Some people think television is bad for you - but in one Brightlingsea woman's case, it just might have saved her life.

Grandmother Lilian MacGregor is joining the campaign to raise awareness about bowel cancer following her diagnosis and subsequent recovery from the disease nearly two years ago.

After reading about colorectal nurse Anna Wordley's drive to make people less embarrassed about the condition following her mother's death at 40, Mrs MacGregor has decided to speak out about her own fight against the illness.

The 59-year-old carer, of New Street, was spurred into visiting her doctor in April 1999 after watching an item on a breakfast television programme by presenter Lyn Faulds-Wood, who battled against the disease herself.

"I listened to everything she said and all of the symptoms she was talking about, I had. I rang her helpline and realise that I probably had the disease.

"I went straight to the doctor and he referred me straight away to the hospital."

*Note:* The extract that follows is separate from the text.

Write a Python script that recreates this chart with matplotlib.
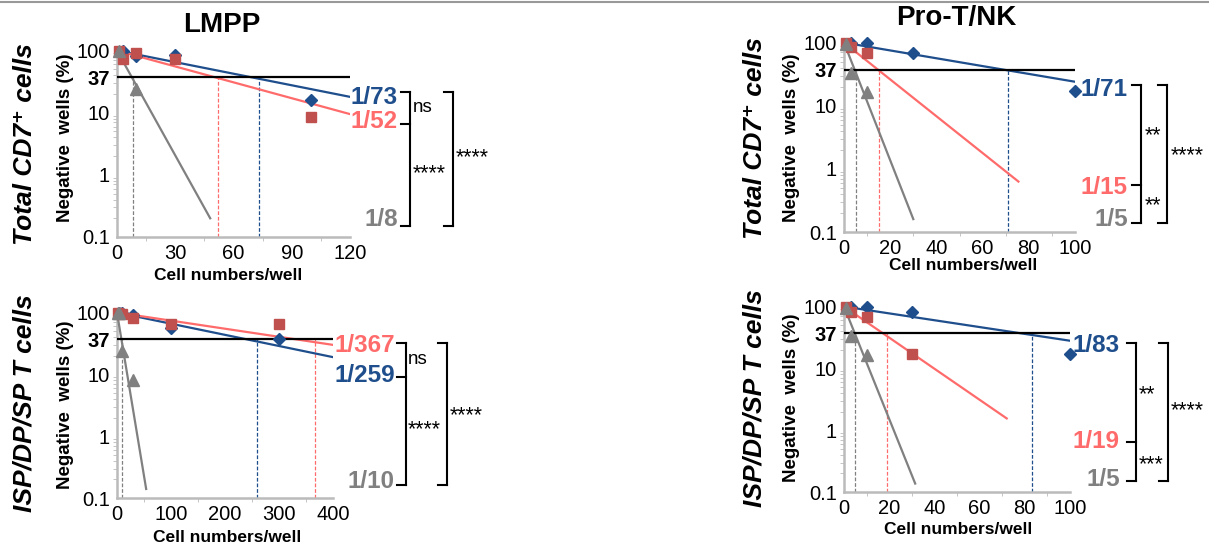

"I just felt completely numb at the time but then I just knew I would not let it get the better of me.

"It is so important that people talk about the condition more because that is exactly how I was alerted to the problem I had."

Mrs MacGregor said she was lucky to have detected the problem early enough for it not to have spread to other parts of her body.

Quick action is something that nurse Anna Wordley, a specialist nurse in the care of bowel cancer patients, is promoting during April, which is National Bowel Cancer Month.